## WRITTEN REQUEST
Take the listing from its first line through the line that contains "242, 250, 243, 245, 255, 273, 297, 330, 380, 420, 458]" and please retype those lines exactly, leaving out the pictures.
########
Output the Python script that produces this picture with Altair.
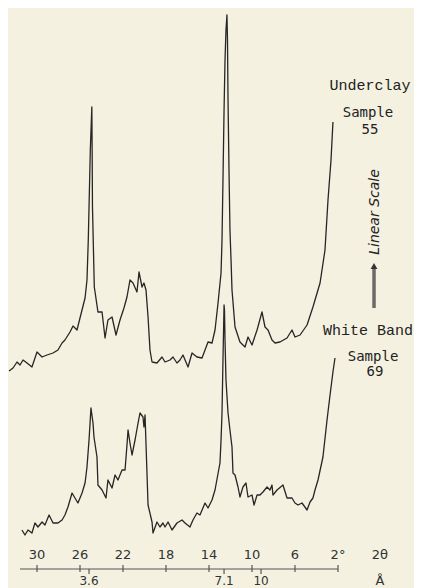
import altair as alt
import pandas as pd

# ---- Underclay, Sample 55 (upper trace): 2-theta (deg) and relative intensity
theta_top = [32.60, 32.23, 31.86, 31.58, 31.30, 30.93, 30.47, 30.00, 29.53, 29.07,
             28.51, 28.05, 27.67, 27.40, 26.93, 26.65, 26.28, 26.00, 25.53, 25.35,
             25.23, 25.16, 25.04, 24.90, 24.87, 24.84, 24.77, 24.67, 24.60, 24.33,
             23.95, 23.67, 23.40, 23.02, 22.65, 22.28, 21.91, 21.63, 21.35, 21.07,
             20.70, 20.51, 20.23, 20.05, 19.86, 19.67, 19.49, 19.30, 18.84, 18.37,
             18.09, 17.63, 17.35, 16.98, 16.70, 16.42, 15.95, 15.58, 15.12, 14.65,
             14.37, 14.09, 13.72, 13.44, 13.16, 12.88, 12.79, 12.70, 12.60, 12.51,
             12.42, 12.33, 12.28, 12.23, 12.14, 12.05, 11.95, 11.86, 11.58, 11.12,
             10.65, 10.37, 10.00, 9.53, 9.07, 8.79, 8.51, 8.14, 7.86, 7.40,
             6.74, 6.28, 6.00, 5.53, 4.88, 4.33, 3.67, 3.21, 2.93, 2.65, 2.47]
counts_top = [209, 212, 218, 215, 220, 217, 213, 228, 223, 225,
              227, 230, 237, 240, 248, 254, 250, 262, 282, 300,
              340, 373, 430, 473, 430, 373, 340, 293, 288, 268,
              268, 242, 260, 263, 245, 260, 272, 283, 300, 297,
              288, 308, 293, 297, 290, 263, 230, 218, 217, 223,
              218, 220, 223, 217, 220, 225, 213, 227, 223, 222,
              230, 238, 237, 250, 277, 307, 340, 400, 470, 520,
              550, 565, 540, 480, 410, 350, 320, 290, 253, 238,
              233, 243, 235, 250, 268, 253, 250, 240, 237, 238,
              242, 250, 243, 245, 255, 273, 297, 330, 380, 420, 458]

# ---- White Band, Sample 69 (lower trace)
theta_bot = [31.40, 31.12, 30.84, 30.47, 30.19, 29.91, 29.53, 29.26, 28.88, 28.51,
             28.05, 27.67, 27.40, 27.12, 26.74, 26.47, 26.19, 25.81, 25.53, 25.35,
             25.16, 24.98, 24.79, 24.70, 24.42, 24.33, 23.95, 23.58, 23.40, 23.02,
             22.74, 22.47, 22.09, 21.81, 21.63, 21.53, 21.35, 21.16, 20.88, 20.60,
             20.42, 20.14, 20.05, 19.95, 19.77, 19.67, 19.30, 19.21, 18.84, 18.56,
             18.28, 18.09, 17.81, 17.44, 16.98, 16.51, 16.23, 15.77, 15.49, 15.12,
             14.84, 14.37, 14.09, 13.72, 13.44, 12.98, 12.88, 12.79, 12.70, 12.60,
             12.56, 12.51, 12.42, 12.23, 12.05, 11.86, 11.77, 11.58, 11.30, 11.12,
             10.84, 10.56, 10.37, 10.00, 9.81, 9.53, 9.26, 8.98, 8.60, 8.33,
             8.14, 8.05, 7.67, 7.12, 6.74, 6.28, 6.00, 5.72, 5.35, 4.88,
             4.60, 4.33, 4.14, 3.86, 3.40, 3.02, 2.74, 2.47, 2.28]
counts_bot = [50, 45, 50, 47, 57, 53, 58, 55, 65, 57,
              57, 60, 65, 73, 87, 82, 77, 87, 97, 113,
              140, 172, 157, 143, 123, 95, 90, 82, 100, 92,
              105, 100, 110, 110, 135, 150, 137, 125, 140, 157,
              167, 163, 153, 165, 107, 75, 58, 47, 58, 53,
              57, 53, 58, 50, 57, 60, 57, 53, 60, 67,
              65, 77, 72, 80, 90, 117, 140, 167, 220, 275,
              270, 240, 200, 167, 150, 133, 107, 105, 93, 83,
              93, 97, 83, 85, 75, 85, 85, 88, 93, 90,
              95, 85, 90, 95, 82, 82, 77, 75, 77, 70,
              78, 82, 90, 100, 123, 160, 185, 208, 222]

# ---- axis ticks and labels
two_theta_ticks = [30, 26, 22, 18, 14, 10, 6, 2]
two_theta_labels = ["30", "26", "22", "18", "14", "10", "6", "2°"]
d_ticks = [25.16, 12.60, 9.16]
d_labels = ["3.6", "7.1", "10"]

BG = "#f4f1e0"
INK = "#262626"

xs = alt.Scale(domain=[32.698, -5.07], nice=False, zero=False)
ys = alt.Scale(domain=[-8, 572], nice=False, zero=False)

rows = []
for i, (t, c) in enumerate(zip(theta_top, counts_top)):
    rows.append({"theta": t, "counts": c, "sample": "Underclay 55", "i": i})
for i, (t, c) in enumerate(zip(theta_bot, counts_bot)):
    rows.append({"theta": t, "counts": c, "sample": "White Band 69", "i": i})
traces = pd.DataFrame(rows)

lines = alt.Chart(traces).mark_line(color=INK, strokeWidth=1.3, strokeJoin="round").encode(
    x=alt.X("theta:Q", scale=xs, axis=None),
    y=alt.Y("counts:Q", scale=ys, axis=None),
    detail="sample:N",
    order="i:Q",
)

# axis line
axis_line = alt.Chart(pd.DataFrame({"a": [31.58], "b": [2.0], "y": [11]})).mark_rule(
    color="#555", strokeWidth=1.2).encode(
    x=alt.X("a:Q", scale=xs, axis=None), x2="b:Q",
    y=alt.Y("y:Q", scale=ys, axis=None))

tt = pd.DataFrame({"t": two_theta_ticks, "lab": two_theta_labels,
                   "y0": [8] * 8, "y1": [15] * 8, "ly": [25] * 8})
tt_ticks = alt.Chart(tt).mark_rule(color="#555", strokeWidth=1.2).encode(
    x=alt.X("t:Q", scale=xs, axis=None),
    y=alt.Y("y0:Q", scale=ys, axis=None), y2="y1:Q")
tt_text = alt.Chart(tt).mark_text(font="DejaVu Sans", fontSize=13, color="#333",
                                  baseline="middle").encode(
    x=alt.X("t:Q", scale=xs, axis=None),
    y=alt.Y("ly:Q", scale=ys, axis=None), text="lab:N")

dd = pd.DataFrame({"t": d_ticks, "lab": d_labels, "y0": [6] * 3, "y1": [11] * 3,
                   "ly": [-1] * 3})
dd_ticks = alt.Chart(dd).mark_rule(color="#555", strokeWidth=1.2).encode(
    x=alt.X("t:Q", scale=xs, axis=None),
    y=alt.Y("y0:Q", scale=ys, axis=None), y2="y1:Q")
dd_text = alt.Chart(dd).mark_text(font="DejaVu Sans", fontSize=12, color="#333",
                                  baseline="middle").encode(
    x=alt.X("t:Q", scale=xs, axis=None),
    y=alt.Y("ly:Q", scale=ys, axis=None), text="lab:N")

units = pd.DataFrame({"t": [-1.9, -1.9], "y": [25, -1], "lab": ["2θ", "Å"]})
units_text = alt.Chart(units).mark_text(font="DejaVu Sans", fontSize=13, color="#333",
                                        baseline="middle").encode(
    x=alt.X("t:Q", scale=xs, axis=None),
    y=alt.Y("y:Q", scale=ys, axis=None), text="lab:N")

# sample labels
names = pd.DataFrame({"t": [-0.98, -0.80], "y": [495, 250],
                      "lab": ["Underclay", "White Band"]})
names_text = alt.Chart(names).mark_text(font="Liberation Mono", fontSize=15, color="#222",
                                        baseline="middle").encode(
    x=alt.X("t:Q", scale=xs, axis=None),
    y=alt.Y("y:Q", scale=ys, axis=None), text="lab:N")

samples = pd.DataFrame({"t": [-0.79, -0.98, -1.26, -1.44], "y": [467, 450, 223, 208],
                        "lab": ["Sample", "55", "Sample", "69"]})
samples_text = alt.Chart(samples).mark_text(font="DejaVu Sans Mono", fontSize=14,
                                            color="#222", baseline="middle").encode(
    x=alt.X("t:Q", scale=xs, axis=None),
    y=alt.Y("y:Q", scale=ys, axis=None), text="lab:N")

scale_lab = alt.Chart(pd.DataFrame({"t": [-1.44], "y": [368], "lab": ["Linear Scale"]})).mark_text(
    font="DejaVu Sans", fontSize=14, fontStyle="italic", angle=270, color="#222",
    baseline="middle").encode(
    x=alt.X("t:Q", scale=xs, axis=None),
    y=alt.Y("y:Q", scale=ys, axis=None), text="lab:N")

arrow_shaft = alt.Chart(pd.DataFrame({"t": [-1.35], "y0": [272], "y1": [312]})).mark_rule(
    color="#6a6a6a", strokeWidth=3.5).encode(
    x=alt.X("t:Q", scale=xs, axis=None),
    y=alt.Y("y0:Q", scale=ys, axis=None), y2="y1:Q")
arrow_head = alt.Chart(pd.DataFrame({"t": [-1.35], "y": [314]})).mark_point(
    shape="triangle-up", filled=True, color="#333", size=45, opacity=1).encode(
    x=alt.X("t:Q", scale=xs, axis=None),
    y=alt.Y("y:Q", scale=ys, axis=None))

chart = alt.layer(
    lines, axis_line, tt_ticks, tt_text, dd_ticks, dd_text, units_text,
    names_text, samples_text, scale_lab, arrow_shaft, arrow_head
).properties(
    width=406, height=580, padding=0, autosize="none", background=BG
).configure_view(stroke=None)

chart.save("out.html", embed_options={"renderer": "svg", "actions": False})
########
## FINAL ANSWER
Output the Python script that produces this picture with Altair.
import altair as alt
import pandas as pd

# ---- Underclay, Sample 55 (upper trace): 2-theta (deg) and relative intensity
theta_top = [32.60, 32.23, 31.86, 31.58, 31.30, 30.93, 30.47, 30.00, 29.53, 29.07,
             28.51, 28.05, 27.67, 27.40, 26.93, 26.65, 26.28, 26.00, 25.53, 25.35,
             25.23, 25.16, 25.04, 24.90, 24.87, 24.84, 24.77, 24.67, 24.60, 24.33,
             23.95, 23.67, 23.40, 23.02, 22.65, 22.28, 21.91, 21.63, 21.35, 21.07,
             20.70, 20.51, 20.23, 20.05, 19.86, 19.67, 19.49, 19.30, 18.84, 18.37,
             18.09, 17.63, 17.35, 16.98, 16.70, 16.42, 15.95, 15.58, 15.12, 14.65,
             14.37, 14.09, 13.72, 13.44, 13.16, 12.88, 12.79, 12.70, 12.60, 12.51,
             12.42, 12.33, 12.28, 12.23, 12.14, 12.05, 11.95, 11.86, 11.58, 11.12,
             10.65, 10.37, 10.00, 9.53, 9.07, 8.79, 8.51, 8.14, 7.86, 7.40,
             6.74, 6.28, 6.00, 5.53, 4.88, 4.33, 3.67, 3.21, 2.93, 2.65, 2.47]
counts_top = [209, 212, 218, 215, 220, 217, 213, 228, 223, 225,
              227, 230, 237, 240, 248, 254, 250, 262, 282, 300,
              340, 373, 430, 473, 430, 373, 340, 293, 288, 268,
              268, 242, 260, 263, 245, 260, 272, 283, 300, 297,
              288, 308, 293, 297, 290, 263, 230, 218, 217, 223,
              218, 220, 223, 217, 220, 225, 213, 227, 223, 222,
              230, 238, 237, 250, 277, 307, 340, 400, 470, 520,
              550, 565, 540, 480, 410, 350, 320, 290, 253, 238,
              233, 243, 235, 250, 268, 253, 250, 240, 237, 238,
              242, 250, 243, 245, 255, 273, 297, 330, 380, 420, 458]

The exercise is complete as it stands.